2. Uluslararası Uygulamalar: Ayrışma Yaygın Bir Model
Birçok ülkede standart belirleme ile kamu gözetimi farklı kurumlar tarafından yürütülmektedir:
- ABD:
Denetim standartları geniş ölçüde FASB ve AICPA tarafından belirlenirken, gözetim ve kalite incelemesi PCAOB tarafından yürütülür. - AB Ülkeleri:
IFRS/ISA gibi standartlar uluslararası otoritelerce belirlenir; kamu gözetimi ise bağımsız ulusal otoritelerin sorumluluğundadır. - İngiltere:
Standartları IAASB belirler, gözetimi ise bağımsız FRC yürütür. - Küresel eğilim:
Standard-setting tek bir kurumda merkezileştirilirken, oversight fonksiyonunun bağımsız bir makam tarafından yapılması artık kural haline gelmiştir.

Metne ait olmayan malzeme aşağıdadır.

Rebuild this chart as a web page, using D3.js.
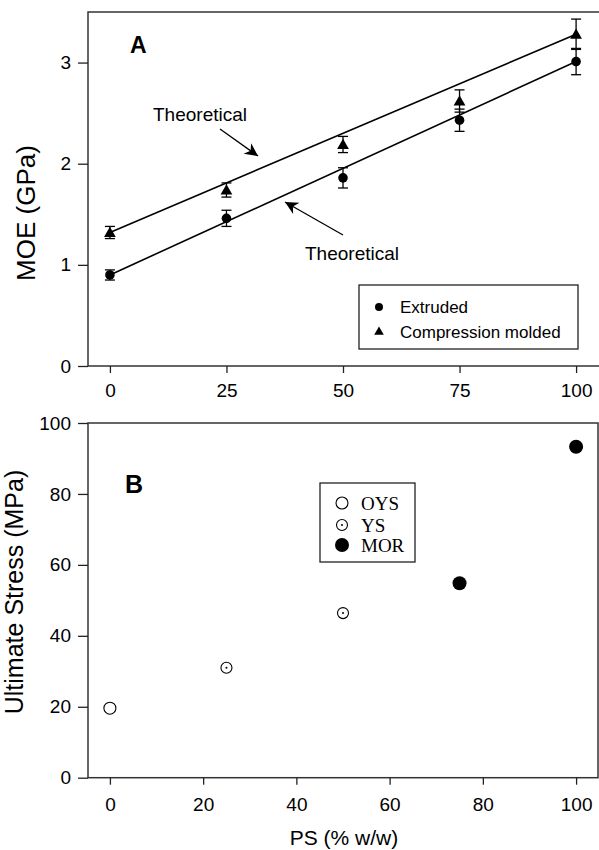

Bu örnekler, Türkiye’de de benzer bir ayrışmanın sistemin güvenilirliğini artırabileceği görüşünü desteklemektedir.
3. Türkiye İçin “Ayrışma Modeli” Ne Sağlar?
a) Gözetim Bağımsızlığının Güçlenmesi
Gözetim fonksiyonunun ayrı bir kuruma devredilmesi, kalite güvence incelemelerinin daha tarafsız ve daha sert yapılmasını sağlar. Bu, uluslararası yatırımcıların da önem verdiği bir kriterdir.
b) Standard Belirlemede Odaklanma ve Uzmanlık
KGK gibi bir kurum, yalnızca standart belirleme, politika geliştirme, uluslararası uyum ve eğitim konularına odaklandığında çok daha güçlü bir regülasyon kapasitesi ortaya çıkar.
c) Etkili Kalite İnceleme ve Disiplin Süreçleri
Kalite kontrolü yapan kurum, denetçi veya denetim kuruluşlarıyla doğrudan ilişkili olmayan, teknik bağımsızlığa sahip bir yapıda olursa daha şeffaf ve etkili incelemeler yapılabilir.
d) Çıkar Çatışmasının Önlenmesi
Kural koyucu ile kural uygulayıcı arasında organik bağ kalmadığında, sistem kendini daha fazla sorgular; bu da denetimin güvenilirliğini artırır.
e) Denetim Kalitesinde Artış
Kurumsal ayrışma, uluslararası gözetim standartlarına uyumu artırarak Türkiye’de denetim kalitesinin yükselmesini sağlayabilir.
4. Önerilen Model: Üç Ayaklı Kurumsal Yapı
Akademik literatürün önerdiği revizyon şu üçlü yapı üzerine kurulu olabilir:
1. Standart Belirleme Kurulu (Tek Regülatör)
- Muhasebe ve denetim standartlarını belirler.
- Uluslararası standart uyumunu sağlar.
- Etik ilkeleri ve raporlama çerçevesini oluşturur.
- Sektörel teknik rehberlik yapar.
2. Bağımsız Gözetim ve Yetkilendirme Kurumu
- Denetçi/denetim kuruluşu yetkilendirmesi.
- Sürekli izleme.
- Uyum denetimleri.
3. Kalite Güvence ve Disiplin Kurulu
- Kalite kontrol incelemeleri yapar.
- Disiplin süreçlerini yürütür.
- Şeffaf raporlama yapar.
Bu yapının temel mantığı; standart koyucu, denetim otoritesi ve kalite kontrol mekanizmalarının birbirinden kurumsal olarak ayrılmasıdır.
5. Sonuç: Denetim Ekosisteminin Güçlendirilmesi İçin Stratejik Bir Adım
Türkiye’de bağımsız denetim sistemi son yıllarda önemli mesafe kat etmiş olsa da, kurumsal fonksiyonların tek elde toplanması uzun vadede sürdürülebilir değildir.
Standart belirleme ile gözetim/kalite kontrol fonksiyonlarının ayrıştırılması;
- kurumsal bağımsızlığı güçlendirir,
- denetim kalitesini artırır,
- uluslararası uyumu güçlendirir,
- yargı ve disiplin süreçlerinde objektifliği yükseltir,
- yatırımcı güvenini artırır.
Bu nedenle, “kurumsal ayrışma” önerisi yalnızca teorik bir akademik tartışma değil, aynı zamanda Türkiye’de denetim ekosisteminin geleceğini doğrudan etkileyebilecek yapısal bir iyileştirme senaryosu olarak görülmelidir.